What is asked: Starting at the first line of the data, print each line verbatim up to and including the line bearing "- margin.bottom, margin.top]);", omitting pictures.

Dataset content:
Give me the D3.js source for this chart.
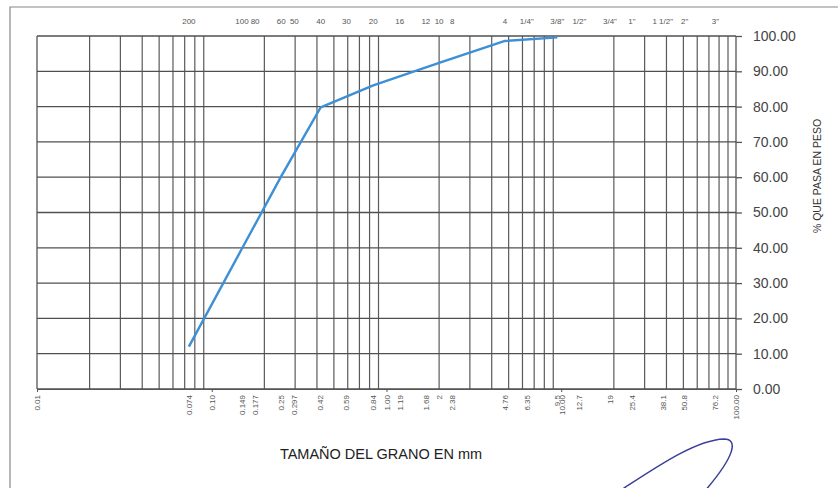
<!DOCTYPE html>
<html>
<head>
<meta charset="utf-8">
<script src="https://cdn.jsdelivr.net/npm/d3@7"></script>
<style>
  body { margin: 0; background: #fff; }
  text { font-family: "Liberation Sans", Arial, sans-serif; }
</style>
</head>
<body>
<script>
const w = 838;
const h = 488;
const margin = { left: 37, right: 102, top: 36, bottom: 99 };

// curva granulometrica
const sieveSizes = [0.074, 0.149, 0.25, 0.42, 0.84, 2.0, 4.76, 9.5];
const percentPassing = [12.0, 39.8, 60.3, 79.8, 86.0, 92.4, 98.6, 99.6];

// tamices (arriba) y aberturas en mm (abajo)
const sieveNames = ["200", "100", "80", "60", "50", "40", "30", "20", "16", "12", "10", "8",
                    "4", "1/4\"", "3/8\"", "1/2\"", "3/4\"", "1\"", "1 1/2\"", "2\"", "3\""];
const openings = [0.074, 0.149, 0.177, 0.25, 0.297, 0.42, 0.59, 0.84, 1.19, 1.68, 2, 2.38,
                  4.76, 6.35, 9.5, 12.7, 19, 25.4, 38.1, 50.8, 76.2];
const openingLabels = ["0.074", "0.149", "0.177", "0.25", "0.297", "0.42", "0.59", "0.84", "1.19", "1.68", "2", "2.38",
                       "4.76", "6.35", "9.5", "12.7", "19", "25.4", "38.1", "50.8", "76.2"];
const decadeTicks = [0.01, 0.1, 1, 10, 100];
const yTicks = [0, 10, 20, 30, 40, 50, 60, 70, 80, 90, 100];

const x = d3.scaleLog()
            .domain([0.01, 100])
            .range([margin.left, w - margin.right]);

const y = d3.scaleLinear()
            .domain([0, 100])
            .range([h - margin.bottom, margin.top]);

const svg = d3.select("body")
              .append("svg")
              .attr("width", w)
              .attr("height", h);

// marco de la hoja
svg.append("path")
   .attr("d", `M838,7 L10,7 L10,${h + 2}`)
   .attr("fill", "none")
   .attr("stroke", "#888")
   .attr("stroke-width", 1.2);

// lineas verticales 2..9 de cada decada
const minorLines = [];
[0.01, 0.1, 1, 10].forEach(dec => {
    for (let k = 2; k <= 9; k++) minorLines.push(dec * k);
});

svg.append("g")
   .selectAll("line")
   .data(minorLines)
   .enter()
   .append("line")
   .attr("x1", d => x(d)).attr("x2", d => x(d))
   .attr("y1", y(100)).attr("y2", y(0))
   .attr("stroke", "#5a5a5a")
   .attr("stroke-width", 1.2);

// bordes izquierdo y derecho
svg.append("g")
   .selectAll("line")
   .data([0.01, 100])
   .enter()
   .append("line")
   .attr("x1", d => x(d)).attr("x2", d => x(d))
   .attr("y1", y(100)).attr("y2", y(0))
   .attr("stroke", "#555")
   .attr("stroke-width", 1.3);

// eje derecho con lineas horizontales
const yAxis = d3.axisRight(y)
                .tickValues(yTicks)
                .tickSize(6)
                .tickFormat(d3.format(".2f"));

const gy = svg.append("g")
   .attr("transform", `translate(${x(100)},0)`)
   .call(yAxis);
gy.select(".domain").remove();
gy.selectAll(".tick line").attr("stroke", "#555").attr("stroke-width", 1.3);
gy.selectAll(".tick text")
  .attr("x", 17)
  .attr("font-size", 14)
  .attr("fill", "#444")
  .style("font-family", "'Liberation Sans', Arial, sans-serif");

svg.append("g")
   .selectAll("line")
   .data(yTicks)
   .enter()
   .append("line")
   .attr("x1", x(0.01)).attr("x2", x(100))
   .attr("y1", d => y(d)).attr("y2", d => y(d))
   .attr("stroke", "#505050")
   .attr("stroke-width", 1.3);

// eje inferior: decadas
const xAxis = d3.axisBottom(x)
                .tickValues(decadeTicks)
                .tickSize(3)
                .tickFormat(d3.format(".2f"));

const gx = svg.append("g")
   .attr("transform", `translate(0,${y(0)})`)
   .call(xAxis);
gx.select(".domain").attr("stroke", "#555");
gx.selectAll(".tick line").attr("stroke", "#555");
gx.selectAll(".tick text")
  .attr("font-size", 8)
  .attr("fill", "#555")
  .attr("transform", "rotate(-90)")
  .attr("text-anchor", "end")
  .attr("x", -6)
  .attr("y", 0)
  .attr("dy", "0.35em")
  .style("font-family", "'Liberation Sans', Arial, sans-serif");

// aberturas en mm
svg.append("g")
   .selectAll("text")
   .data(openings)
   .enter()
   .append("text")
   .attr("transform", d => `translate(${x(d)},${y(0) + 6}) rotate(-90)`)
   .attr("text-anchor", "end")
   .attr("dy", "0.35em")
   .attr("font-size", 8)
   .attr("fill", "#555")
   .text((d, i) => openingLabels[i]);

// numero de tamiz arriba
svg.append("g")
   .selectAll("text")
   .data(openings)
   .enter()
   .append("text")
   .attr("x", d => x(d))
   .attr("y", 24)
   .attr("text-anchor", "middle")
   .attr("font-size", 8)
   .attr("fill", "#555")
   .text((d, i) => sieveNames[i]);

// curva
const line = d3.line()
               .x(d => x(d[0]))
               .y(d => y(d[1]));

svg.append("path")
   .datum(sieveSizes.map((s, i) => [s, percentPassing[i]]))
   .attr("d", line)
   .attr("fill", "none")
   .attr("stroke", "#3d8fd6")
   .attr("stroke-width", 2.4)
   .attr("stroke-linejoin", "round");

// titulos
svg.append("text")
   .attr("x", 381)
   .attr("y", 459)
   .attr("text-anchor", "middle")
   .attr("font-size", 14.5)
   .attr("fill", "#222")
   .text("TAMAÑO DEL GRANO EN mm");

svg.append("text")
   .attr("transform", "translate(821,176) rotate(-90)")
   .attr("text-anchor", "middle")
   .attr("font-size", 10.5)
   .attr("fill", "#333")
   .text("% QUE PASA EN PESO");

// firma
svg.append("path")
   .attr("d", "M618,492 C655,468 695,440 724,439 C738,439 736,455 704,492")
   .attr("fill", "none")
   .attr("stroke", "#3a3f9a")
   .attr("stroke-width", 1.5);
</script>
</body>
</html>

Result:
Give me the D3.js source for this chart.
<!DOCTYPE html>
<html>
<head>
<meta charset="utf-8">
<script src="https://cdn.jsdelivr.net/npm/d3@7"></script>
<style>
  body { margin: 0; background: #fff; }
  text { font-family: "Liberation Sans", Arial, sans-serif; }
</style>
</head>
<body>
<script>
const w = 838;
const h = 488;
const margin = { left: 37, right: 102, top: 36, bottom: 99 };

// curva granulometrica
const sieveSizes = [0.074, 0.149, 0.25, 0.42, 0.84, 2.0, 4.76, 9.5];
const percentPassing = [12.0, 39.8, 60.3, 79.8, 86.0, 92.4, 98.6, 99.6];

// tamices (arriba) y aberturas en mm (abajo)
const sieveNames = ["200", "100", "80", "60", "50", "40", "30", "20", "16", "12", "10", "8",
                    "4", "1/4\"", "3/8\"", "1/2\"", "3/4\"", "1\"", "1 1/2\"", "2\"", "3\""];
const openings = [0.074, 0.149, 0.177, 0.25, 0.297, 0.42, 0.59, 0.84, 1.19, 1.68, 2, 2.38,
                  4.76, 6.35, 9.5, 12.7, 19, 25.4, 38.1, 50.8, 76.2];
const openingLabels = ["0.074", "0.149", "0.177", "0.25", "0.297", "0.42", "0.59", "0.84", "1.19", "1.68", "2", "2.38",
                       "4.76", "6.35", "9.5", "12.7", "19", "25.4", "38.1", "50.8", "76.2"];
const decadeTicks = [0.01, 0.1, 1, 10, 100];
const yTicks = [0, 10, 20, 30, 40, 50, 60, 70, 80, 90, 100];

const x = d3.scaleLog()
            .domain([0.01, 100])
            .range([margin.left, w - margin.right]);

const y = d3.scaleLinear()
            .domain([0, 100])
            .range([h - margin.bottom, margin.top]);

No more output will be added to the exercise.